Ail rose et pastel au Pays de Cocagne

J'avais découvert l'ail rose de Lautrec au Salon de l'agriculture en mars 2013 et je lui avais consacré un billet spécial. Allant cette année dans son berceau d'origine j'ai voulu aller voir cet or rose sur place. Je regrette d'être arrivée une quinzaine de jours après les récoltes (qui se font fin juin) mais j'ai tout de même pu me rendre compte de l'ampleur du phénomène.

Cet ail est, depuis le Moyen-Age, la spécialité de Lautrec, une petite cité médiévale située à quelques kilomètres au Nord-Est de Toulouse, au cœur du Pays de Cocagne, classée parmi les "plus beaux villages de France" et les "sites remarquables du goût". Lautrec est aussi le berceau de la famille Toulouse Lautrec dont le peintre affichiste est l’illustre descendant.

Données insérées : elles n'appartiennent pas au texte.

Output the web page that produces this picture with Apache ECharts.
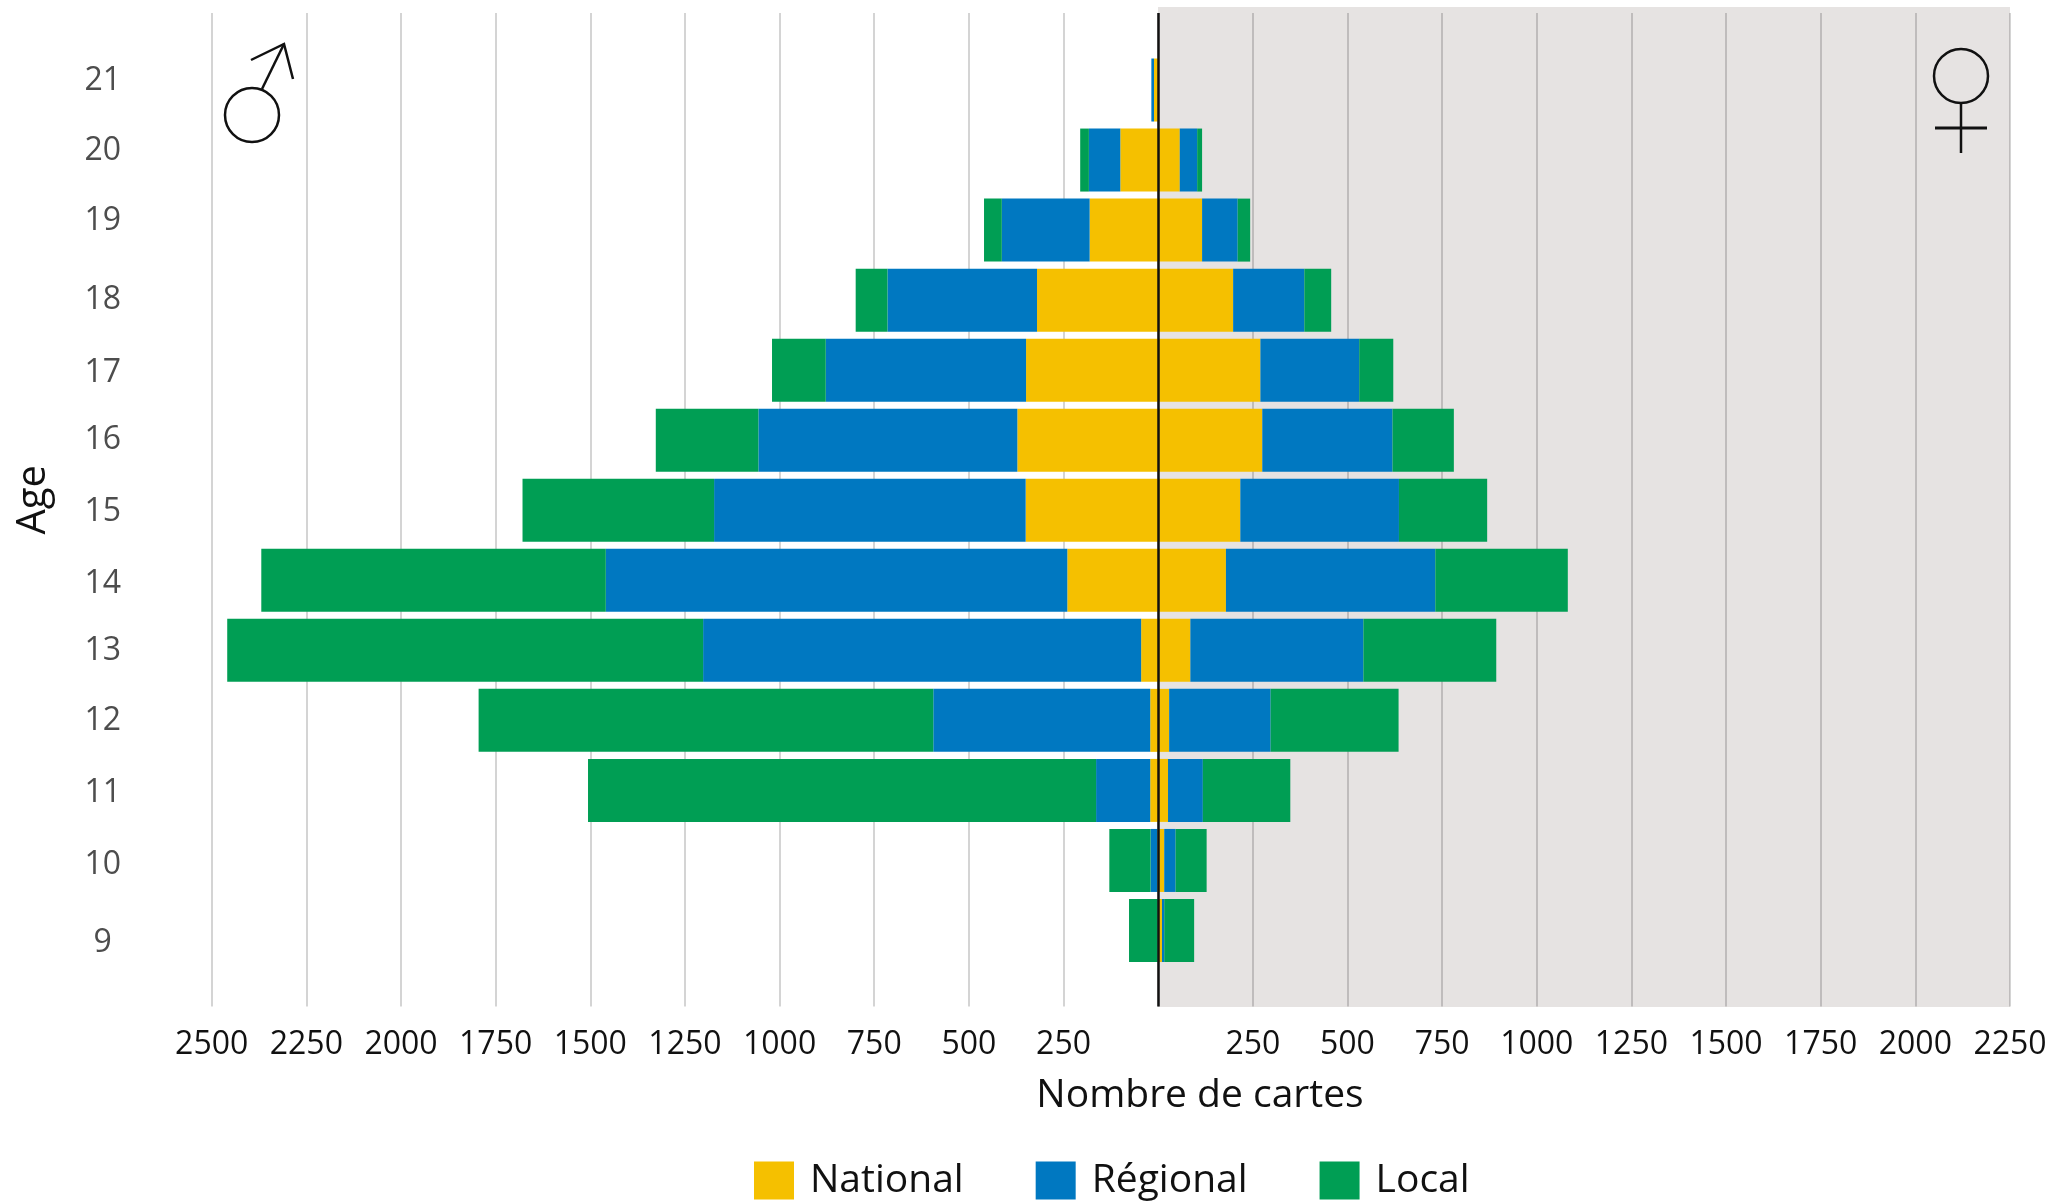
<!DOCTYPE html>
<html>
<head>
<meta charset="utf-8">
<style>
  html, body { margin: 0; background: #fff; }
  #chart { width: 2052px; height: 1204px; }
</style>
<script src="https://cdn.jsdelivr.net/npm/echarts@6/dist/echarts.min.js"></script>
</head>
<body>
<div id="chart"></div>
<script>
// ages, top of the pyramid first
const ages = [21, 20, 19, 18, 17, 16, 15, 14, 13, 12, 11, 10, 9];

// garcons
const maleNational = [11, 100, 181, 320, 349, 372, 350, 240, 45, 21, 21, 2, 1];
const maleRegional = [7, 83, 232, 395, 529, 684, 823, 1219, 1157, 573, 143, 18, 0];
const maleLocal = [0, 23, 47, 84, 142, 271, 506, 910, 1257, 1201, 1342, 109, 76];

// filles
const femaleNational = [1, 57, 116, 198, 270, 275, 217, 179, 85, 29, 26, 16, 10];
const femaleRegional = [0, 46, 94, 188, 261, 344, 419, 553, 457, 268, 92, 30, 6];
const femaleLocal = [0, 13, 33, 71, 90, 162, 233, 350, 351, 338, 231, 82, 79];

// the age labels do not sit exactly on their bars in the original
const ageLabelPositions = [21.13, 20.13, 19.13, 18.01, 16.96, 16.01, 14.98, 13.95, 12.99, 11.99, 10.97, 9.94, 8.82];

const colors = { National: "#f5c000", "Régional": "#0078c1", Local: "#009e54" };
const fontFamily = "'Open Sans', sans-serif";

// negatives go left, positives right: one stack is enough for both sides
function barSeries(name, data) {
  return {
    name: name,
    type: "bar",
    stack: "cartes",
    xAxisIndex: 0,
    yAxisIndex: 0,
    barWidth: 63,
    itemStyle: { color: colors[name] },
    data: data,
  };
}

const chart = echarts.init(document.getElementById("chart"));
chart.setOption({
  animation: false,
  textStyle: { fontFamily: fontFamily },
  title: {
    text: "Nombre de cartes",
    left: 1195,
    top: 1071,
    textAlign: "center",
    textStyle: { fontFamily: fontFamily, fontSize: 39, fontWeight: "normal", color: "#111" },
  },
  legend: {
    left: 754,
    top: 1161,
    padding: 0,
    itemWidth: 40,
    itemHeight: 38,
    itemGap: 72,
    icon: "rect",
    data: ["National", "Régional", "Local"],
    textStyle: { fontFamily: fontFamily, fontSize: 39, color: "#111", padding: [5, 0, 0, 11] },
  },
  // grid 0 holds the bars, grid 1 the frame: gridlines and tick labels run past the bars
  grid: [
    { left: 211.7, width: 1798.3, top: 55, height: 910.5, outerBoundsMode: "none" },
    { left: 211.7, width: 1798.3, top: 13, height: 993.5, outerBoundsMode: "none" },
  ],
  xAxis: [
    { type: "value", gridIndex: 0, min: -2500, max: 2250, show: false },
    {
      type: "value",
      gridIndex: 1,
      min: -2500,
      max: 2250,
      interval: 250,
      axisLine: { show: false },
      axisTick: { show: false },
      axisLabel: {
        margin: 22,
        fontSize: 32,
        color: "#111",
        formatter: (v) => (v === 0 ? "" : String(Math.abs(v))),
      },
      splitLine: { show: true, lineStyle: { color: "rgba(0,0,0,0.17)", width: 2 } },
    },
  ],
  yAxis: [
    { type: "category", gridIndex: 0, data: ages, inverse: true, show: false },
    {
      type: "value",
      gridIndex: 1,
      min: 7.915,
      max: 22.1,
      name: "Age",
      nameLocation: "middle",
      nameGap: 140,
      nameTextStyle: { fontSize: 40, color: "#111", padding: [0, 0, 18, 20] },
      axisLine: { show: false, onZero: false },
      axisTick: { show: false },
      splitLine: { show: false },
      axisLabel: {
        customValues: ageLabelPositions,
        align: "center",
        margin: 109,
        fontSize: 32,
        color: "#4d4d4d",
        formatter: (v) => String(Math.round(v)),
      },
    },
  ],
  series: [
    barSeries("National", maleNational.map((v) => -v)),
    barSeries("Régional", maleRegional.map((v) => -v)),
    barSeries("Local", maleLocal.map((v) => -v)),
    barSeries("National", femaleNational),
    barSeries("Régional", femaleRegional),
    barSeries("Local", femaleLocal),
    {
      // axe central, au-dessus des barres
      type: "line",
      xAxisIndex: 1,
      yAxisIndex: 1,
      z: 10,
      data: [],
      markLine: {
        silent: true,
        symbol: "none",
        label: { show: false },
        lineStyle: { color: "#111", width: 2.5, type: "solid" },
        data: [{ xAxis: 0 }],
      },
    },
  ],
  graphic: [
    // fond gris du cote filles
    { type: "rect", z: -10, silent: true, shape: { x: 1158, y: 7, width: 852, height: 1000 }, style: { fill: "#e6e3e2" } },
    // symbole masculin
    { type: "circle", silent: true, shape: { cx: 252, cy: 115, r: 27 }, style: { fill: "none", stroke: "#111", lineWidth: 2.5 } },
    { type: "polyline", silent: true, shape: { points: [[262, 89], [284, 44]] }, style: { fill: "none", stroke: "#111", lineWidth: 2.5 } },
    { type: "polyline", silent: true, shape: { points: [[251, 60], [284, 44], [293, 79]] }, style: { fill: "none", stroke: "#111", lineWidth: 2.5 } },
    // symbole feminin
    { type: "circle", silent: true, shape: { cx: 1961, cy: 76, r: 27 }, style: { fill: "none", stroke: "#111", lineWidth: 2.5 } },
    { type: "polyline", silent: true, shape: { points: [[1961, 103], [1961, 153]] }, style: { fill: "none", stroke: "#111", lineWidth: 2.5 } },
    { type: "polyline", silent: true, shape: { points: [[1935, 128], [1987, 128]] }, style: { fill: "none", stroke: "#111", lineWidth: 3 } },
  ],
});
</script>
</body>
</html>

L'ail rose de Lautrec, Label Rouge et IGP

J'ai rencontré Jean-François Tournié, Président du Syndicat de Défense du Label Rouge et de l'IGP Ail Rose de Lautrec, sur son exploitation, au coeur d'une région qui a des allures de Toscane.
Il m'a raconté que la légende voudrait qu'un marchand ambulant désargenté ait au Moyen-Âge réglé un jour son dîner en donnant de l'ail à un aubergiste qui a ensuite planté les gousses. Son grand-père en vendait un peu sur les marchés de Castres, de Mazamet et d'Albi. En 1950 un groupe de producteurs a décidé de s'associer en syndicat. L'ail rose de Lautrec fut un des premiers produits à obtenir le Label rouge en 1966 et elle est devenue aussi IGP depuis 1996. Son essor est encore en progression même si les superficies sont stables depuis 20 ans.
Le séchage s'effectue toujours traditionnellement en suspendant la plante entière par ses feuilles sur une poutre en bois dans un hangar bien aéré. Les conditions sont actuellement délicates et il a fallu ne "pas trop serrer les paquets" dont les tiges sont encore humides.

L'an dernier le vent d'Autan, celui qui souffle depuis la mer, en venant du Sud/Sud-Est (célébré par Georges Brassens) avait activé le séchage qui, en temps normal, prend 3 semaines. Cette année c'est plus compliqué et le producteur a installé d'énorme machines, sorte de monstrueux sèche-cheveux sous les récoltes.

Avant d'afficher leur jolie couleur rose si caractéristique, les bulbes ne sont pas si beaux. J'ai photographié ci-contre l'ail avec toutes ses tuniques, telle qu'il est récolté en plein champ.

Vous ne le trouverez jamais en magasin sous cette forme car cette commercialisation n'est pas autorisée. Il faut au minimum enlever les "les premières peaux sales".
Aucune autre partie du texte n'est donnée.